Чеснок. Роман-прозрение - стр. 30
– Фриц-Фриц! Да! Я Фриц, Фьодор. Мой отец – Фьодор. И я Фьодор Фьодорович, – засмеялся немец.
А отец заплакал, потому что это было невыносимо страшно, потому что был уверен, что мама умерла, что вот-вот и он умрет, все умрут, даже товарищ Сталин. Хотя это совсем невозможно. Так рассказывали. Так брехали.

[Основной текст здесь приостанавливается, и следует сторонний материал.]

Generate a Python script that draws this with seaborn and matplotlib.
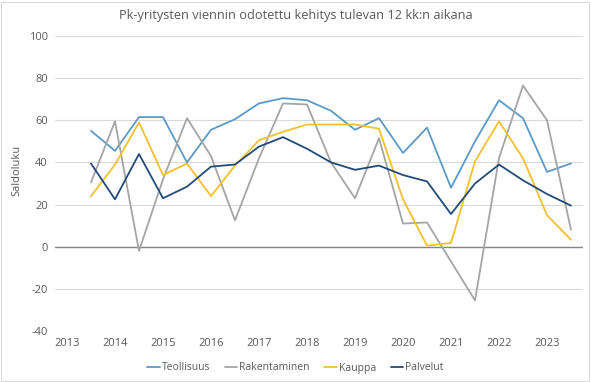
import matplotlib
matplotlib.use("Agg")
import matplotlib.pyplot as plt
import seaborn as sns
import pandas as pd
from matplotlib.patches import Rectangle

periods = [2013.5, 2014.0, 2014.5, 2015.0, 2015.5, 2016.0, 2016.5, 2017.0, 2017.5,
           2018.0, 2018.5, 2019.0, 2019.5, 2020.0, 2020.5, 2021.0, 2021.5, 2022.0,
           2022.5, 2023.0, 2023.5]

teollisuus = [55, 45.5, 61.5, 61.5, 40, 55.5, 60.5, 68, 70.5, 69.5, 64.5, 55.5, 61,
              44.5, 56.5, 28, 50, 69.5, 61, 35.5, 39.5]
rakentaminen = [30.5, 59.5, -2, 32, 61, 43, 12.5, 42, 68, 67.5, 40, 23, 51.5,
                11, 11.5, -7, -25.5, 42, 76.5, 60, 8]
kauppa = [24, 39, 59, 34, 39.5, 24, 38.5, 50.5, 54.5, 58, 58, 58, 56,
          22.5, 0.5, 1.8, 40.5, 59.5, 42, 15, 3.3]
palvelut = [39.5, 22.5, 44, 23, 28.5, 38, 39, 47.5, 52, 46.5, 40, 36.5, 38.5,
            34, 31, 15.5, 30, 39, 31.5, 25, 19.5]

series_names = ["Teollisuus", "Rakentaminen", "Kauppa", "Palvelut"]
series_values = [teollisuus, rakentaminen, kauppa, palvelut]
colors = ["#5B9AC8", "#A5A5A5", "#F2C12E", "#234B77"]

x_ticks = list(range(2013, 2024))
y_ticks = list(range(-40, 101, 20))

rows = []
for name, vals in zip(series_names, series_values):
    for p, v in zip(periods, vals):
        rows.append({"Vuosi": p, "Saldoluku": v, "Sarja": name})
df = pd.DataFrame(rows)

sns.set_theme(style="white")
plt.rcParams["font.family"] = ["Open Sans", "DejaVu Sans"]
text_color = "#595959"

fig = plt.figure(figsize=(5.91, 3.82), dpi=100)
ax = fig.add_axes([55 / 591, 51 / 382, 528 / 591, 295 / 382])

sns.lineplot(data=df, x="Vuosi", y="Saldoluku", hue="Sarja", hue_order=series_names,
             palette=colors, linewidth=1.3, ax=ax, legend=True)

ax.set_xlim(2012.75, 2023.75)
ax.set_ylim(-40, 100)
ax.set_xticks(x_ticks)
ax.set_xticklabels([str(t) for t in x_ticks])
ax.set_yticks(y_ticks)
ax.set_yticklabels([str(t) for t in y_ticks])
ax.tick_params(axis="both", length=0, labelsize=8, colors=text_color, pad=5)
for sp in ax.spines.values():
    sp.set_visible(False)
ax.grid(axis="y", color="#D9D9D9", linewidth=0.8)
ax.grid(axis="x", visible=False)
ax.axhline(0, color="#868686", linewidth=1.0, zorder=1)
ax.set_axisbelow(True)
ax.set_xlabel("")
ax.set_ylabel("")
fig.text(17 / 591, 1 - 170 / 382, "Saldoluku", rotation=90, fontsize=8, color=text_color,
         ha="center", va="center")

fig.text(0.5, 1 - 15 / 382, "Pk-yritysten viennin odotettu kehitys tulevan 12 kk:n aikana",
         fontsize=9.2, color=text_color, ha="center", va="center")

sns.move_legend(ax, "center", bbox_to_anchor=((295.5 - 55) / 528, (331 - 368) / 295),
                ncol=4, frameon=False, title=None, fontsize=7.5, handlelength=1.2,
                handletextpad=0.2, columnspacing=1.4, labelcolor=text_color)

fig.patches.append(Rectangle((0.002, 0.003), 0.995, 0.993, transform=fig.transFigure,
                             fill=False, edgecolor="#D9D9D9", linewidth=0.8))

fig.savefig("out.png", dpi=100)
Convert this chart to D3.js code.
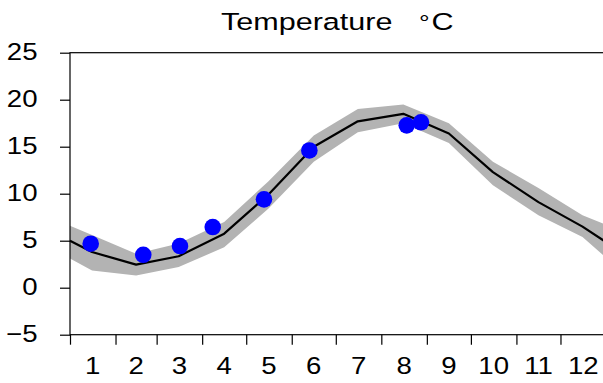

Рассказывали, что на окраины Струг приводили много детей вместе с родителями и там в них стреляли из пушки. Во всех сразу. И он знал, что если выстрелят в него из пушки, то ничего никогда не останется. И если только он будет в последний миг молить несуществующего Бога, то тот возьмет его к себе, в небесный Кремль. И на небе будет он, будет папа, мама, тётя Оля, их пёс Стёпа, умерший прошлой весной от непонятной болезни и кто-то еще, кого он не помнит, но любит просто так.
Отец потом смеялся над этими своими мыслями, но Андрею их пересказывал. Конечно, с комментариями, с поздними, уже взрослыми. И Андрей слушал, поддакивал, тоже смеялся, но было ему не смешно.
И Андрей, словно сам видел этот грузовик, это блёклое утро в Пятчино, в деревне, в которой родился, в том самом доме в самой середине деревни. Он почти слышал, как рыкает соляркой в снег и ржу тупорылый Хеншель, как лопается воздух, стонет затянутое гайками железо. Ему казалось, что он видит руки женщин, протянутые к кузову, в котором он, нет, не он, а мальчики, совсем другие мальчики, покорно качают головами и плечами в такт перегазовкам мощного германского мотора на каждой малой рытвине. И всякий раз он чуть ли не терял сознание, проваливаясь куда-то в знобливую морось октября сорок третьего года, по ту сторону крашеного суриком штакетника, на перекресток дороги на Струги и дороги в никуда, в смерть и обморок осеннего шоссе с брыкавшейся шершавым копытом контуженой лошадью.
И пока грузовики медленно ехали через деревню, матери бежали рядом, по обочинам, поскальзываясь на мыльных следах протектора, оступаясь и проваливаясь в бурую жижу, но не спускали глаз с качающихся детских макушек и протягивали к ним руки. Они кричали, звали детей по именам, рыдали, сбиваясь со стона на вой и хрип. Но уже возле последних дворов, движение колонны ускорилось, и матери отстали, хотя и продолжали бежать.
Машина, в которой везли отца, шла предпоследней. Они уже миновали поворот на Пламя, как вдруг вначале притормозили, а потом и вовсе остановились. Газующий впереди грузовик увяз. Слышно было, как истошно рычит мощный мотор, как с визгливым остервенением прокручиваются огромные баллоны, облепленные глиной.
Вечная лужа. Проклятье деревни. Огромная дыра к центру земли, заполненная словно бы вулканической грязью, то стреляющая по верхней воде плавунцами, то парящая под июльским солнцем глинистой кашей, то в рваных осколках ноябрьского льда швыряющая по обочинам студёную путаницу супеси и мелких камешков. Проложенная по древней гати дорога столетиями спотыкалась не то о плывун, не то о какую иную подземную силищу, которую, сколь ни заваливать ее ветками, сколь ни перекладывать бревнами, ни вбивать в ее ненасытную прорву булыжник и кирпичное крошево, а всякий раз вновь ловит она беспечных ездоков. Несчетно телег увязло по самые оси в её распутном лоне, начиная с подвод Ольгерда, груженых мехом лисиц и соболя, золочеными окладами, сорванных с образов церквей окрестных погостов. И то лопарские заклятья, то литвинская брань, то ругань здешних скобарей срывались в небо вороньим граем с опушки ближайшего леса.